中国料理店「快活林」殺傷事件 ― 1994年8月 歌舞伎町
1994年8月、新宿・歌舞伎町の中国料理店「快活林」に刃物を持った中国マフィアが乱入し、店内の従業員や客を次々に襲うという衝撃的な事件が発生した。複数の負傷者が出て現場は大混乱に陥り、繁華街のただ中で展開された暴力は社会に大きな衝撃を与え、日本の治安神話を揺るがす出来事となった。

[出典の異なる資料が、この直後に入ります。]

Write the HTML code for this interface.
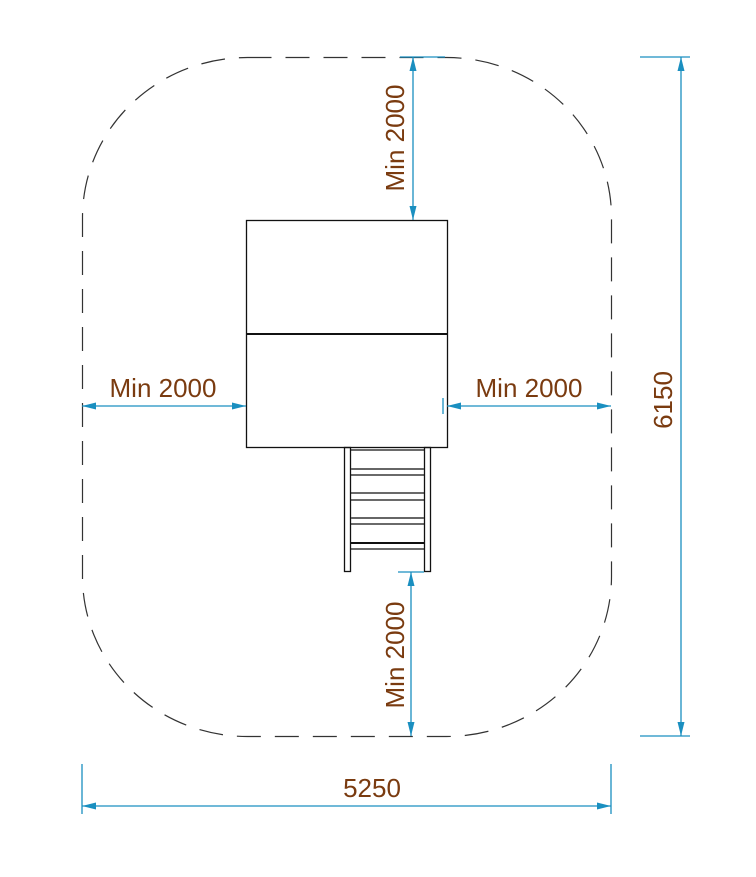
<!DOCTYPE html>
<html><head><style>body{margin:0;background:#fff}</style></head><body>
<svg width="756" height="872" viewBox="0 0 756 872" xmlns="http://www.w3.org/2000/svg">
<defs>
<marker id="a" viewBox="0 0 12 6" refX="12" refY="3" markerWidth="14" markerHeight="7" markerUnits="userSpaceOnUse" orient="auto-start-reverse"><path d="M12,3 L0,0 L0,6 Z" fill="#1a8fc0"/></marker>
</defs>
<rect x="82.5" y="57.5" width="529" height="679" rx="165" ry="160" fill="none" stroke="#333" stroke-width="1.2" stroke-dasharray="24,14"/>
<g stroke="#111" fill="none" stroke-width="1.3">
<rect x="246.5" y="220.5" width="201" height="227"/>
<line x1="246" y1="334" x2="448" y2="334" stroke-width="2"/>
<rect x="344.5" y="447.5" width="6" height="124"/>
<rect x="424.5" y="447.5" width="6" height="124"/>
<line x1="351" y1="450" x2="424" y2="450"/>
<line x1="351" y1="469" x2="424" y2="469" stroke="#666" stroke-width="2"/>
<line x1="351" y1="475" x2="424" y2="475"/>
<line x1="351" y1="493" x2="424" y2="493"/>
<line x1="351" y1="500" x2="424" y2="500"/>
<line x1="351" y1="518" x2="424" y2="518" stroke="#666" stroke-width="2"/>
<line x1="351" y1="524" x2="424" y2="524"/>
<line x1="351" y1="543" x2="424" y2="543" stroke-width="2"/>
<line x1="351" y1="549" x2="424" y2="549"/>
</g>
<g stroke="#1a8fc0" stroke-width="1.3" fill="none">
<line x1="400" y1="57" x2="445" y2="57"/>
<line x1="413" y1="57" x2="413" y2="220" marker-start="url(#a)" marker-end="url(#a)"/>
<line x1="398" y1="572" x2="424" y2="572"/>
<line x1="411" y1="572" x2="411" y2="736" marker-start="url(#a)" marker-end="url(#a)"/>
<line x1="82" y1="406" x2="246" y2="406" marker-start="url(#a)" marker-end="url(#a)"/>
<line x1="447" y1="406" x2="611" y2="406" marker-start="url(#a)" marker-end="url(#a)"/>
<line x1="443" y1="398" x2="443" y2="414"/>
<line x1="640" y1="57" x2="690" y2="57"/>
<line x1="640" y1="736" x2="690" y2="736"/>
<line x1="681" y1="57" x2="681" y2="736" marker-start="url(#a)" marker-end="url(#a)"/>
<line x1="82" y1="764" x2="82" y2="814"/>
<line x1="611" y1="764" x2="611" y2="814"/>
<line x1="82" y1="806" x2="611" y2="806" marker-start="url(#a)" marker-end="url(#a)"/>
</g>
<g fill="#7a3b10" font-family="Liberation Sans, sans-serif" font-size="26" text-anchor="middle">
<text x="163" y="397">Min 2000</text>
<text x="529" y="397">Min 2000</text>
<text x="372" y="797">5250</text>
<text transform="translate(404,138) rotate(-90)">Min 2000</text>
<text transform="translate(404,655) rotate(-90)">Min 2000</text>
<text transform="translate(672,400) rotate(-90)">6150</text>
</g>
</svg>
</body></html>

背景には1990年代初頭から急速に拡大した中国系組織の存在がある。バブル経済崩壊後、日本の都市部では出稼ぎや不法滞在の中国人が増加し、それと同時に福建省や東北地方出身の中国マフィアが勢力を広げていった。彼らは偽造パスポートの売買、密入国斡旋、薬物や売春ビジネスにまで進出し、既存の日本の暴力団と摩擦を起こした。
快活林事件は、その摩擦が表面化した事例のひとつである。中国マフィア同士の抗争、あるいはヤクザとの利権争いが引き金となり、無差別的な襲撃へと発展したとされる。当時の歌舞伎町は「眠らない街」として繁栄し、風俗店や飲食店が密集していたが、その繁栄の裏で外国人犯罪組織が台頭し、従来のヤクザ支配に挑戦する姿が見られた。
1990年代前半は「歌舞伎町チャイナタウン化」とも呼ばれ、中国人経営のクラブやレストランが次々と開業し、街の景観自体が変化していた。経済不況下で、歌舞伎町は新たな出稼ぎ労働者の受け皿となり、その延長線上で組織犯罪が根を張っていった。快活林事件は、こうした国際化と無秩序化を象徴する事件であった。
この事件を契機に警視庁は外国人犯罪への警戒を強め、後の「歌舞伎町浄化作戦」へとつながる流れが加速する。快活林殺傷事件は単なる飲食店での暴力ではなく、1990年代以降の歌舞伎町が直面した「国際化による新たな治安不安」を浮かび上がらせた節目の出来事であった。